Department of English

Chris Coffman

Associate Professor of English and Coordinator of the Women's Studies Program

At UAF, I teach courses in a number of fields: women's and gender studies;  literary and cultural theory;  twentieth-century fiction, poetry, and drama; British literature from Romanticism to the present; and world literature.

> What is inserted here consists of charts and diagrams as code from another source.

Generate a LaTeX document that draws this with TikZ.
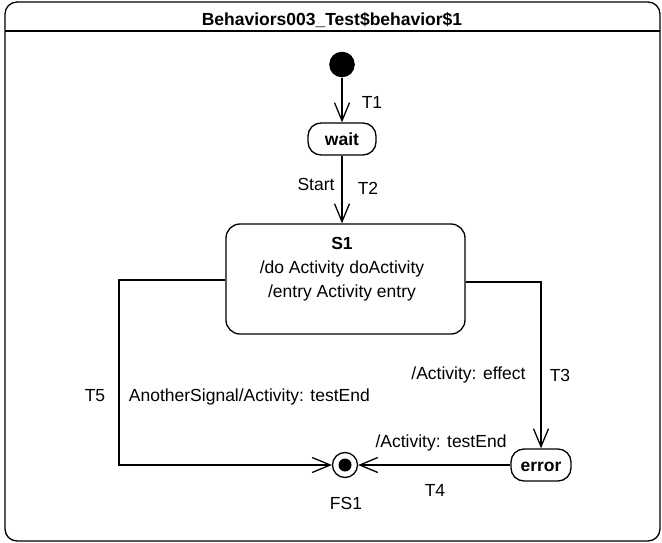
\documentclass[tikz,border=0pt]{standalone}
\usepackage{fontspec}
\setmainfont{Liberation Sans}
\usetikzlibrary{arrows.meta}
\begin{document}
\begin{tikzpicture}[x=1pt,y=-1pt,line width=1.3pt,
  txt/.style={font=\fontsize{17.5}{20}\selectfont},
  lbl/.style={txt,inner sep=0pt,text height=12.5pt,text depth=0pt},
  boldlbl/.style={lbl,font=\fontsize{17.5}{20}\selectfont\bfseries},
  state/.style={draw,line width=1.3pt,rounded corners=13pt,inner sep=0pt,text height=12.5pt,text depth=0pt,font=\fontsize{17.5}{20}\selectfont\bfseries},
  trans/.style={line width=1.3pt,-{Straight Barb[length=18pt,width=15pt,line width=1.3pt]}}]
\useasboundingbox (0,0) rectangle (662,543);
% frame
\draw[rounded corners=12pt] (5,2) rectangle (660,541);
\coordinate (hl) at (5,31);
\coordinate (hr) at (660,31);
\draw (hl) -- (hr);
\node[boldlbl] (title) at (332,19) {Behaviors003\_Test\$behavior\$1};
% states
\node[circle,fill,inner sep=0pt,minimum size=25.6pt] (init) at (342,64.5) {};
\node[state,minimum width=68pt,minimum height=32pt] (wait) at (342,139) {wait};
\node[draw,rounded corners=14pt,minimum width=239pt,minimum height=110pt] (s1) at (345.5,279) {};
\node[boldlbl] (s1name) at (342,243) {S1};
\node[lbl] (s1do) at (342,267) {/do Activity doActivity};
\node[lbl] (s1entry) at (342,291) {/entry Activity entry};
\node[state,minimum width=60pt,minimum height=32pt] (error) at (541,465) {error};
\node[circle,draw,inner sep=0pt,minimum size=25pt] (fs1) at (345,465) {};
\node[circle,fill,inner sep=0pt,minimum size=13pt] (fs1dot) at (fs1.center) {};
\node[lbl] (fs1lbl) at (346,503) {FS1};
% transitions
\coordinate (t5a) at (119,280);
\coordinate (t5b) at (119,465);
\draw[trans] (init.south) -- (wait.north);
\draw[trans] (wait.south) -- (wait.south |- s1.north);
\draw[trans] ([yshift=-3pt]s1.east) -| (error.north);
\draw[trans] ([yshift=-1pt]s1.west) -- (t5a) -- (t5b) -- (fs1.west);
\draw[trans] (error.west) -- (fs1.east);
% labels
\node[lbl] (t1) at (372,102) {T1};
\node[lbl] (start) at (316,184) {Start};
\node[lbl] (t2) at (368,188) {T2};
\node[lbl] (effect) at (468.5,373) {/Activity: effect};
\node[lbl] (t3) at (560,375) {T3};
\node[lbl] (t5) at (95,395) {T5};
\node[lbl,anchor=west] (another) at (128.3,395) {AnotherSignal/Activity: testEnd};
\node[lbl] (testend) at (441,441) {/Activity: testEnd};
\node[lbl] (t4) at (435,490) {T4};
\end{tikzpicture}
\end{document}
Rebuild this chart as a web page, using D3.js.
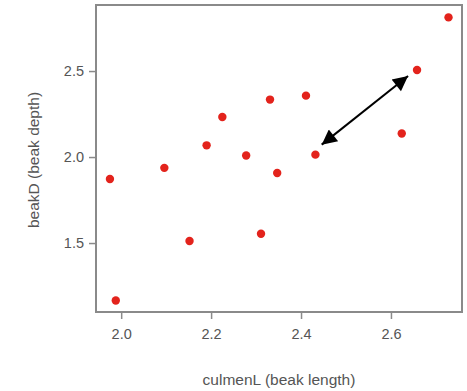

My research is interdisciplinary, and emphasizes the intersection of psychoanalytic theories of gender and sexuality with twentieth-century literature, film, and culture.  These concerns animate my first scholarly book, Insane Passions: Lesbianism and Psychosis in Literature and Film, which was published in December 2006 by highly regarded Wesleyan University PressInsane Passions traces the now-discredited myth of the lesbian-as-madwoman from its introduction in early twentieth-century psychoanalysis and literature through to its startling reappearance in contemporary film.  Examining Jacques Lacan's early writings, French surrealism, Djuna Barnes’s Nightwood, and H.D.’s homoerotic fiction (HERmione, Asphodel, and Paint It Today) in light of feminist and queer theory, I trace the production of the “psychotic lesbian” as the limit of the social at the beginning of the twentieth century. I then proceed to analyze the significance of her spectacular reappearance at the turn of the millennium in such films as Murderous Maids, Sister My Sister, Basic Instinct, and Single White Female.  Early versions of some of the material from Insane Passions first appeared in GLQ: A Journal of Lesbian and Gay Studies, the most prestigious international journal in lesbian and gay studies.  I have also published scholarly articles on Franz Kafka's The Trial and James Joyce's Ulysses.  I'm presently working on articles on the modernist writers Gertrude Stein and Virginia Woolf, and am also developing a book-length manuscript on psychoanalytic approaches to contemporary queer genders.

After receiving the A.B. in Comparative Literature from Cornell University in 1994 and the Ph.D. in Comparative Literature from the University of Southern California in 2001, I taught from 2001-2003 at the University of California, Santa Cruz and from 2003-2005 at California State University, Bakersfield before moving to Fairbanks in Fall 2005.